Thursday 10 January 2013

#Mobile phones to help women empower themselves #gender

In the last years my focus was moving more towards mobile content then mobile design. But indeed as Ronda Zelezny-Green mentioned in her blogpost, the user design can make the difference in getting people, and specifically women increasingly into mobile use for learning. The technology has some affordances that can be improved for specific populations, addressing specific issues. In the case of Ronda, she points towards the Jokko initiative, tackling literacy. But indeed, there are other groups that might benefit from simplified, design specific mobile phones. Whether this specialized mobile design would be tackled on the operating system level, or based on a set of mobile apps that rearrange the actual design of the phone needs to be studied by experts in those areas. Nevertheless, I am all in favor of being able to tweak a phone in such a way that specific learner groups can be addressed in an improved way.
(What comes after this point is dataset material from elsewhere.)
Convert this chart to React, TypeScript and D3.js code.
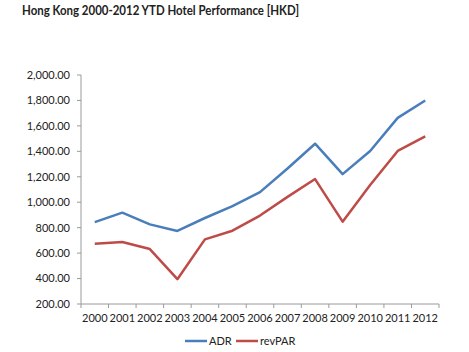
import React from "react";
import * as d3 from "d3";

const years = ["2000","2001","2002","2003","2004","2005","2006","2007","2008","2009","2010","2011","2012"];
const adr = [844, 918, 826, 774, 876, 970, 1079, 1265, 1460, 1221, 1403, 1663, 1800];
const revpar = [674, 687, 632, 395, 708, 776, 895, 1042, 1182, 847, 1135, 1403, 1517];
const yTicks = [200, 400, 600, 800, 1000, 1200, 1400, 1600, 1800, 2000];
const seriesNames = ["ADR", "revPAR"];
const colors = ["#4a7ebb", "#be4b48"];

export default function App() {
  const W = 469, H = 352;
  const left = 81, right = 439, top = 75, bottom = 304;
  const x = d3.scaleBand<string>().domain(years).range([left, right]);
  const y = d3.scaleLinear().domain([200, 2000]).range([bottom, top]);
  const line = d3.line<number>()
    .x((_, i) => (x(years[i]) as number) + x.bandwidth() / 2)
    .y((d) => y(d));
  const fmt = d3.format(",.2f");
  const font = "Lato, 'Open Sans', sans-serif";
  const series = [adr, revpar];
  const boundaries = years.map((yr) => x(yr) as number).concat([right]);
  const legendX = [185, 236];
  return (
    <svg width={W} height={H} style={{ position: "absolute", left: 0, top: 0, background: "#fff" }}>
      <text x={22} y={15} fontFamily={font} fontWeight="bold" fontSize={12.5} fill="#222"
        textLength={277} lengthAdjust="spacingAndGlyphs">
        Hong Kong 2000-2012 YTD Hotel Performance [HKD]
      </text>
      <line x1={left} x2={left} y1={top} y2={bottom} stroke="#9a9a9a" />
      {yTicks.map((t) => (
        <g key={t}>
          <line x1={left - 4} x2={left} y1={y(t)} y2={y(t)} stroke="#9a9a9a" />
          <text x={70} y={y(t)} dy="0.35em" textAnchor="end" fontFamily={font} fontSize={11} fill="#222">
            {fmt(t)}
          </text>
        </g>
      ))}
      <line x1={left} x2={right} y1={bottom} y2={bottom} stroke="#9a9a9a" />
      {boundaries.map((b, i) => (
        <line key={i} x1={b} x2={b} y1={bottom} y2={bottom + 4} stroke="#9a9a9a" />
      ))}
      {years.map((yr) => (
        <text key={yr} x={(x(yr) as number) + x.bandwidth() / 2} y={318} dy="0.35em" textAnchor="middle" fontFamily={font} fontSize={11} fill="#222">
          {yr}
        </text>
      ))}
      {series.map((s, i) => (
        <path key={i} d={line(s) || ""} fill="none" stroke={colors[i]} strokeWidth={2.5} strokeLinejoin="round" />
      ))}
      {seriesNames.map((n, i) => (
        <g key={n}>
          <line x1={legendX[i]} x2={legendX[i] + 22} y1={341} y2={341} stroke={colors[i]} strokeWidth={2.5} />
          <text x={legendX[i] + 24} y={341} dy="0.35em" fontFamily={font} fontSize={11} fill="#222">{n}</text>
        </g>
      ))}
    </svg>
  );
}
There might be a mobile market for more of these user-focused design initiatives: people who are impaired (adapted to impairment), people with specific chronic diseases (immediate health relevance based on sensors available, log book options), sports people (more stats and evolution's , geeks (transparent tech details of any kind)... But of course this type of design can only work if it is build in participation with the user group it wants to target, which inevitably takes more time because more iterations are necessary but still, it looks like a market to me.